━━━ STORED DATA ━━━

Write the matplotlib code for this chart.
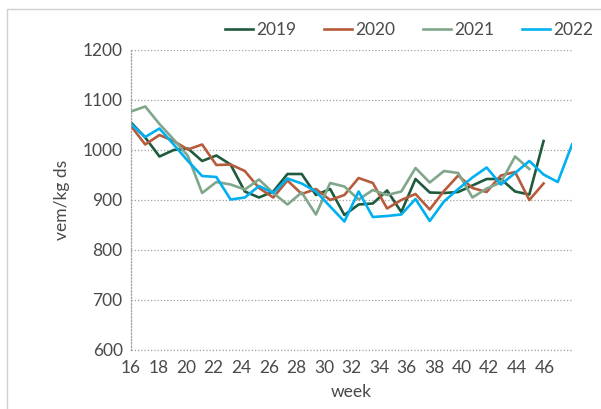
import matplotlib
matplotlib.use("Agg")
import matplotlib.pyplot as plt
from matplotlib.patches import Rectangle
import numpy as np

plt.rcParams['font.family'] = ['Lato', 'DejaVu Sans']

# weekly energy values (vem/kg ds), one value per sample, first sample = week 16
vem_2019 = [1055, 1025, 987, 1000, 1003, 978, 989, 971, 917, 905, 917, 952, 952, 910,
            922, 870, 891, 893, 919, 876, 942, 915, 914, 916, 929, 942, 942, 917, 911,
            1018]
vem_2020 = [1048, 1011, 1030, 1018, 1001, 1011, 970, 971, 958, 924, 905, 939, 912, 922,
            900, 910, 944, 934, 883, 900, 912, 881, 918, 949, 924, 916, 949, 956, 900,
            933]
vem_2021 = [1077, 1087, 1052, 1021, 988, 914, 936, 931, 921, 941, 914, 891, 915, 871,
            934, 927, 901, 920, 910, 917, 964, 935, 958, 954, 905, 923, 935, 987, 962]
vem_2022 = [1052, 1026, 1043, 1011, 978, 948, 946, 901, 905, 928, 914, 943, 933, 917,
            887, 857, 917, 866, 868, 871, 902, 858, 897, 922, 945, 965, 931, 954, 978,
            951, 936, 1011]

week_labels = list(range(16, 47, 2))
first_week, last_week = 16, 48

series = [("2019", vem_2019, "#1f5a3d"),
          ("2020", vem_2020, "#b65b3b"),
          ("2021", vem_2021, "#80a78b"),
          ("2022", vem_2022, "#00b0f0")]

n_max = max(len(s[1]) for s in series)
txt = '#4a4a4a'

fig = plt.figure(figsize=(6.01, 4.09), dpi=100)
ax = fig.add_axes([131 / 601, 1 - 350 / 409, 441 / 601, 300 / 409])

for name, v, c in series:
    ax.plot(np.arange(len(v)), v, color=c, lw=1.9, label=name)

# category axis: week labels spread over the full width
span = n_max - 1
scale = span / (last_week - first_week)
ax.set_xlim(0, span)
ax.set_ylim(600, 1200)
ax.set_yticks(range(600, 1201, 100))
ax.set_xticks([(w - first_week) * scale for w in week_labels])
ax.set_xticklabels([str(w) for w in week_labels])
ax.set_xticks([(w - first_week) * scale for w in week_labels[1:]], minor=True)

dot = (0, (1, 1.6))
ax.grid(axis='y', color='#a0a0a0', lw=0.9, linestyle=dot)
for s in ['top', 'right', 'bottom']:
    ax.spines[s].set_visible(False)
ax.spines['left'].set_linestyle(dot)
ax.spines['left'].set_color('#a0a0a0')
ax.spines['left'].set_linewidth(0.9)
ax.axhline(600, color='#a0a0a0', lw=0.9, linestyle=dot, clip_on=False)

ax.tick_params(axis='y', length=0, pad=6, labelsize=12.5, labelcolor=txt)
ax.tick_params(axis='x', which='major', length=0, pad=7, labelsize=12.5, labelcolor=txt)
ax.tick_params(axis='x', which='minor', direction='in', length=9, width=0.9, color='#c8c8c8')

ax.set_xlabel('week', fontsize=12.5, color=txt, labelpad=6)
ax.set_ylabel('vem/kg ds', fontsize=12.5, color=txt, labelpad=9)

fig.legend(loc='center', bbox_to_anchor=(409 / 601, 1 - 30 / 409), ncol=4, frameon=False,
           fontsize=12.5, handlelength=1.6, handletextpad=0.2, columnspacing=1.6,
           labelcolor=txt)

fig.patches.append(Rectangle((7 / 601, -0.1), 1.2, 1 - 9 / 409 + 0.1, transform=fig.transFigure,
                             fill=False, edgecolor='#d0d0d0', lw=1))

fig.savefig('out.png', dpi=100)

━━━

Read through the lines above and collect those that contain the string "matplotlib".

Write the matplotlib code for this chart.
import matplotlib
matplotlib.use("Agg")
import matplotlib.pyplot as plt
from matplotlib.patches import Rectangle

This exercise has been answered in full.